Task to carry out: Retype, please, the listing from its opening line through the line that contains "0.7, 0.75, 0.8];", both included, without the pictures.

Recorded information:
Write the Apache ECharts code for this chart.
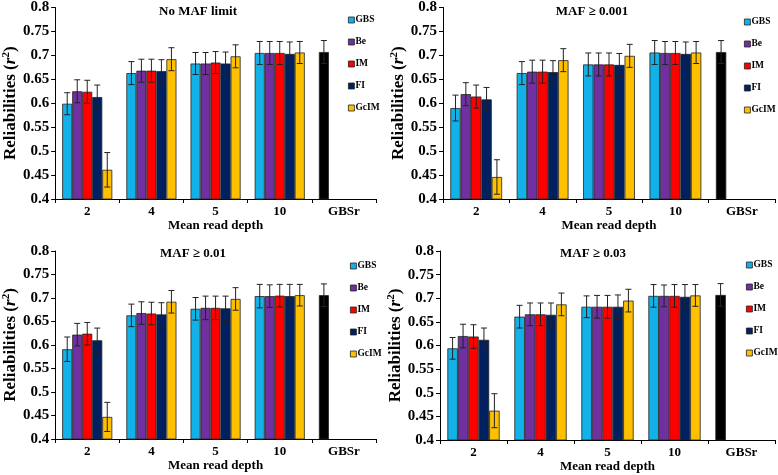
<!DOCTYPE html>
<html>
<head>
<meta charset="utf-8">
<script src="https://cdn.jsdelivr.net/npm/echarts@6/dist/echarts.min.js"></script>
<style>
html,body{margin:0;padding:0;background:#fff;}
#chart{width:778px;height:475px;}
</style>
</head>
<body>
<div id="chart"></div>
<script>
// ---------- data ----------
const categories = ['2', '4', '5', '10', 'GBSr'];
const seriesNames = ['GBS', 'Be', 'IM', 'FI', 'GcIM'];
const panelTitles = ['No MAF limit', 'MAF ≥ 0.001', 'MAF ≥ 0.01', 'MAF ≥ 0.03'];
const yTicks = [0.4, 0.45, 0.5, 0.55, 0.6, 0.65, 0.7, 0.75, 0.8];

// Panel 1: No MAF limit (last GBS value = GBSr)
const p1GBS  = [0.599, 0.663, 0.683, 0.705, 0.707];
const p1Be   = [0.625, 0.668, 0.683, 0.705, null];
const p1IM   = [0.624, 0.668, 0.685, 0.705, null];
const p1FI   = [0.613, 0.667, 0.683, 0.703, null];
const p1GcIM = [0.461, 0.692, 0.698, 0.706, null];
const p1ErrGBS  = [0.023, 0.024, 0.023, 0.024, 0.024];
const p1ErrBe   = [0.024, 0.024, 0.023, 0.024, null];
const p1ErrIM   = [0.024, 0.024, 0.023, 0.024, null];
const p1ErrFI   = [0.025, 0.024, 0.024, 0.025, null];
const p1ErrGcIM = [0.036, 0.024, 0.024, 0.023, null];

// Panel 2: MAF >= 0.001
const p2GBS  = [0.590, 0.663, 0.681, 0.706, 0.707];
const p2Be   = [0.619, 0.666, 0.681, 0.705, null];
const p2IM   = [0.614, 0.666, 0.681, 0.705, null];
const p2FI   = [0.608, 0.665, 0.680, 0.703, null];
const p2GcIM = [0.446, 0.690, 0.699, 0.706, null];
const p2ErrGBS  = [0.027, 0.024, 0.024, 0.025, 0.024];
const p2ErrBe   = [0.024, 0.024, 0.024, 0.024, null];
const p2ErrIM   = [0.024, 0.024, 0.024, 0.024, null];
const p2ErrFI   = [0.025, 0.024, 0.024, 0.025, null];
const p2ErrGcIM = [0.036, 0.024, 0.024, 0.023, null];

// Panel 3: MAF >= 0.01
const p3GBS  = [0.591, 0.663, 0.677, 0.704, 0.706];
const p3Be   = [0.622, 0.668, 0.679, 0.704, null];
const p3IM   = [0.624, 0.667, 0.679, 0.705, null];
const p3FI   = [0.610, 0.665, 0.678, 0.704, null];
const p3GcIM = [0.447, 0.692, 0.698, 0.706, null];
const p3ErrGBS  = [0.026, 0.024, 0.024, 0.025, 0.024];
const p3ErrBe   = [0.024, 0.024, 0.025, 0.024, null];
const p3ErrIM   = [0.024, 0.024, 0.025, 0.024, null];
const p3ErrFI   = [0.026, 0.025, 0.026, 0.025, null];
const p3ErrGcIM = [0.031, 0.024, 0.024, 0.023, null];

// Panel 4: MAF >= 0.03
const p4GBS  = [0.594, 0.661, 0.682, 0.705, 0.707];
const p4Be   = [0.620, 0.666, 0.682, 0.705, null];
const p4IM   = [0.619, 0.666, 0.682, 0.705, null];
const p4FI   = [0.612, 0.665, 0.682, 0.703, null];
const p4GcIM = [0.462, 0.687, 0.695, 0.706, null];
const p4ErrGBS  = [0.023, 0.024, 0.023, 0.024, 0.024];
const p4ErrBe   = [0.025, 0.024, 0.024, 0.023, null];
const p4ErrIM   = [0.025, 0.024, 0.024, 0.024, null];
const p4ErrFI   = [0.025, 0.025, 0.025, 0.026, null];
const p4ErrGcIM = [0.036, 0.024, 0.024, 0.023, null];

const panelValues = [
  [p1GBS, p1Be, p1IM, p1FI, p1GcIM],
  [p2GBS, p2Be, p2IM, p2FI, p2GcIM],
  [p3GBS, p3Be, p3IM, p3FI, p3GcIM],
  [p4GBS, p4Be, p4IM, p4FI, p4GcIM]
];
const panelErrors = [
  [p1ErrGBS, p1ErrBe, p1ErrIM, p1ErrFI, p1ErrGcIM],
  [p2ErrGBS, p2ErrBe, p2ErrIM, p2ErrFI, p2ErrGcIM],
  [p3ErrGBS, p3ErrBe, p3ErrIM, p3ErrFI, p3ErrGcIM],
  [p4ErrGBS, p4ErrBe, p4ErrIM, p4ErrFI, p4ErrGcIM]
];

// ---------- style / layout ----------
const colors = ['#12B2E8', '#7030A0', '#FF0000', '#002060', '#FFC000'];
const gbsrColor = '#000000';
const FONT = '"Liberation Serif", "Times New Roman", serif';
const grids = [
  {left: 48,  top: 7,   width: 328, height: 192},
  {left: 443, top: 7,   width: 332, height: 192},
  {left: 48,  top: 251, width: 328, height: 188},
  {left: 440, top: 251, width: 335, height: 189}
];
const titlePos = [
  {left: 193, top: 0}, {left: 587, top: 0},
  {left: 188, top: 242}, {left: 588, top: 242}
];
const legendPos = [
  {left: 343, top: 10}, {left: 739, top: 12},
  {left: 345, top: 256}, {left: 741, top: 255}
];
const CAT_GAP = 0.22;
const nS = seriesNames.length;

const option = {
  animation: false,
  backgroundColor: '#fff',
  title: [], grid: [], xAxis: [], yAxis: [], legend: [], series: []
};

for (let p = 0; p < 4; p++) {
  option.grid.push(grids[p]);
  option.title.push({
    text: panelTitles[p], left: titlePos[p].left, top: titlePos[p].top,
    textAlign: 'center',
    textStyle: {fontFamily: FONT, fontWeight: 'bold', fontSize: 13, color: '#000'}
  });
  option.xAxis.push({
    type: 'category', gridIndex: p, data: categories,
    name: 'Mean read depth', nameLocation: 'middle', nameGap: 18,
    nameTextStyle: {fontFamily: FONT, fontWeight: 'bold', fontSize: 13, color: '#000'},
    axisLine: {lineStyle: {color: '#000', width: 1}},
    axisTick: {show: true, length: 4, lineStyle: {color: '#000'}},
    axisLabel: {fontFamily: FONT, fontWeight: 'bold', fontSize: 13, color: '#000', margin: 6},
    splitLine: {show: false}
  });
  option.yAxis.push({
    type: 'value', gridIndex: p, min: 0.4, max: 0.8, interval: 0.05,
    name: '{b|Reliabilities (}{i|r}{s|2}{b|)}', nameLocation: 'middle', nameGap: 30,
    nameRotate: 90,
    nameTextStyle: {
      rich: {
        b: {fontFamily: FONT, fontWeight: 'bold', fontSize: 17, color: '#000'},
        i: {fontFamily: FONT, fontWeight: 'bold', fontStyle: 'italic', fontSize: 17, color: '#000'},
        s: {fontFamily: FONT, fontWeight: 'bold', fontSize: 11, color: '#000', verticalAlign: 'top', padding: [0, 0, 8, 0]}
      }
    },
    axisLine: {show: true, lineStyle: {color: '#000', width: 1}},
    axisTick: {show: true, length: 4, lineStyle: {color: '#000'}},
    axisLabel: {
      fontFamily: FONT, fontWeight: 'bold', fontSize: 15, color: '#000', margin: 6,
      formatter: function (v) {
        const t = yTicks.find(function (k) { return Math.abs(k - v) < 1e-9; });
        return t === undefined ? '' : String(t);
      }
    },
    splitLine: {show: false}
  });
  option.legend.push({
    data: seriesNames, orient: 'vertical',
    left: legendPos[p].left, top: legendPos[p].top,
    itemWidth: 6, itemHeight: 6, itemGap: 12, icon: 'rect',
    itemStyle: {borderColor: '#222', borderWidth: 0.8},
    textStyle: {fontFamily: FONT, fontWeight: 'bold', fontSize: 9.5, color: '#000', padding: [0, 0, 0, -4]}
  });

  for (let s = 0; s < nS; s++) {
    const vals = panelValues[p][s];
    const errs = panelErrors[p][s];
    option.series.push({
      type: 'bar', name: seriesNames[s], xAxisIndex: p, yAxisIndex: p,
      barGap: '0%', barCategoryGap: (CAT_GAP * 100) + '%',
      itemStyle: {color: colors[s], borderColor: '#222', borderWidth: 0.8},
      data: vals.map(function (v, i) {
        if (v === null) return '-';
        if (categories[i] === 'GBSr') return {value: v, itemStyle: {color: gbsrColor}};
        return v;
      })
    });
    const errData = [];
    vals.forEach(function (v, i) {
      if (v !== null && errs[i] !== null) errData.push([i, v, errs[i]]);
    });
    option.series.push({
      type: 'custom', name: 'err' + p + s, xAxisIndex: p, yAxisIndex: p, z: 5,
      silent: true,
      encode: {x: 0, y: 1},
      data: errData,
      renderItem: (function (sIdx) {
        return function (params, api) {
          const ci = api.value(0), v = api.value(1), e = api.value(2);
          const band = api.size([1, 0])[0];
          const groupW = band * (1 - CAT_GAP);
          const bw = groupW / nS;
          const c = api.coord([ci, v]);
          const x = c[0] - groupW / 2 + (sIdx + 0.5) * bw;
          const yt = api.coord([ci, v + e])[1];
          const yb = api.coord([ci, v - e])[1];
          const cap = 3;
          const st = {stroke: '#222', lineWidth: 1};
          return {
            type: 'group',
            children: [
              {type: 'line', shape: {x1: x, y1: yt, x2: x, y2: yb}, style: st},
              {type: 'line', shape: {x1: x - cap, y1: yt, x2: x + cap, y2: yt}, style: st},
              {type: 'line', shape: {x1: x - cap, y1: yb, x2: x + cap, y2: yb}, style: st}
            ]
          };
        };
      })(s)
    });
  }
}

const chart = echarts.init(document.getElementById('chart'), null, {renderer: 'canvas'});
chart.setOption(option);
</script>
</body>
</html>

Task solution:
Write the Apache ECharts code for this chart.
<!DOCTYPE html>
<html>
<head>
<meta charset="utf-8">
<script src="https://cdn.jsdelivr.net/npm/echarts@6/dist/echarts.min.js"></script>
<style>
html,body{margin:0;padding:0;background:#fff;}
#chart{width:778px;height:475px;}
</style>
</head>
<body>
<div id="chart"></div>
<script>
// ---------- data ----------
const categories = ['2', '4', '5', '10', 'GBSr'];
const seriesNames = ['GBS', 'Be', 'IM', 'FI', 'GcIM'];
const panelTitles = ['No MAF limit', 'MAF ≥ 0.001', 'MAF ≥ 0.01', 'MAF ≥ 0.03'];
const yTicks = [0.4, 0.45, 0.5, 0.55, 0.6, 0.65, 0.7, 0.75, 0.8];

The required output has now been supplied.